Yang menarik untuk diungkap sebagai titik janggal bagi klaim ke-‘sesat’-an pemikiran Syekh Siti Jenar saat itu yaitu sebuah realitas sosial-keagamaan yang terjadi pascaproses pemancungan atasnya. Konon, kepala jenar yang telah copot dan terpisah dengan raganya tertawa, seolah menertawakan mereka yang telah mengembangkan paradigma dan perspektif negatif atas Jenar dan corak pemikiran sufistik-filosofisnya. Kepala Jenar mungkin kala itu sedang menertawakan mereka yang dinilai terlalu ‘dini’ pemahaman dan pemikiran keagamaannya untuk memahami sebuah terobosan pemikiran sufistik yang telah digagaskan sosok cendekiawan dan sufi bernama Jenar itu, khususnya tentang konsep “manunggaling kawula gusti” Jenar. Bahkan, mungkin saja saat itu kepala Jenar tertawa karena berpikir: “Mengapa mereka memancung saya?”

Tak berhenti sampai disana, kepala itu pun berseru kepada bercak darah yang telah terhampar di halaman masjid untuk kembali ke tubuh, sebab jika tidak, ia menyeru bahwa darah-darah itu akan gagal untuk masuk surga. Maka, darahnya pun cepat mengalir balik ke urat nadi, dan bercaknya tak lagi tampak tercecer di halaman Masjid Keraton. Tak berhenti sampai disana, kepala Jenar pun mengitari jasadnya sebanyak tiga kali, dan akhirnya bertaut tepat kembali ke tubuhnya. Tak ada bekas luka lagi. Bahkan, paras wajahnya mengeluarkan cahaya berderang dan mengucap salam syahdu -“Assalamu’alikum”- wujud kesantunan dan keislaman sikap Jenar dalam memandang mereka yang telah memancungnya. Syahdan, Jenar masih tetap melantunkan harapan dan do’a keselamatan atas mereka.

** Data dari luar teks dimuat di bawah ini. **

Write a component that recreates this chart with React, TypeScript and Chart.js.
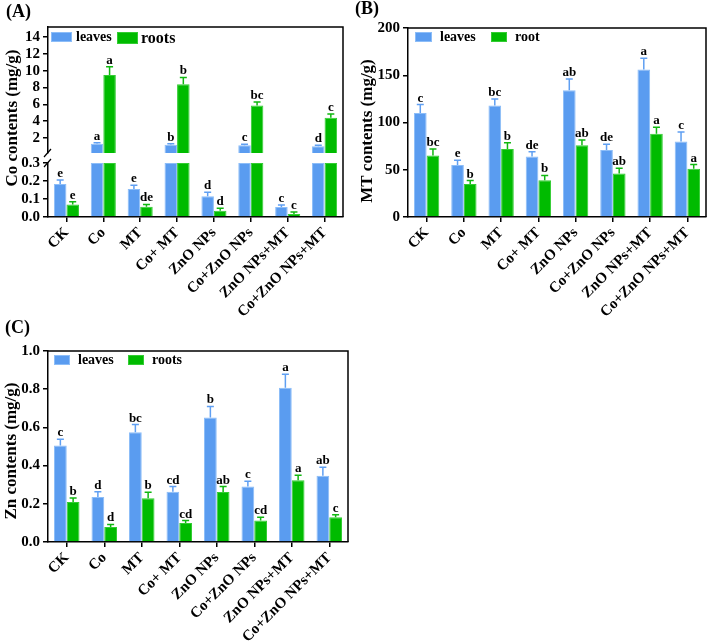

Momen itu memang kental dengan nuansa mistis, namun setidaknya hikayat itu hingga kini tetap bercokol melegenda dan menjadi simbol kebesaran sosok cendekiawan Muslim bernama Syekh Siti Jenar itu. Hikayat itu sekaligus telah meruntuhkan monumen legitimasi praktek diskriminasi –terlebih arakisme- dalam menyikapi terobosan pemikiran dan pemahaman intelektual-keagamaan setiap individu. Hikayat itu telah menggema di sepanjang abad sejak abad ke-15 mengisyaratkan bahwa sebesar dan sekeras apapun upaya yang dilakukan untuk ‘memancung’ pemikiran-pemikiran dan pemahaman-pemahaman ‘unik’, patut diingat bahwa masih ada yang tak bisa mati dan luput dari rumusan kata dan pikiran (lenyep ing kawekasane/pan tan kena winuwus). Sosok bolehlah terpancung oleh kekuasaan dan kekerasan, namun sebuah pemikiran tak akan pernah ‘terpancung’ pula. Ia akan terus mengalir deras menyusuri setiap generasi intelektual guna memberikan kontribusi dalam membangun tradisi serta peradaban intelektual-ilmiah yang lebih ideal di masa depan. Jenar melambangkan itu semua. Semakin ia dipancung, semakin deras pula benih-benih pemikiran dan pemahaman intelektual ‘unik’ yang tertanam dan akan bermunculan di masa depan olehnya. Tak heran jika Nancy K Florida dalam Writing the Past, Inscribing the Future melantunkan hipotesa mendalamnya atas puisi Jawa yang ditulis pada tahun 1849 –Babad Jaka Tingkir- mengenai kisah tentang Syekh Siti Jenar.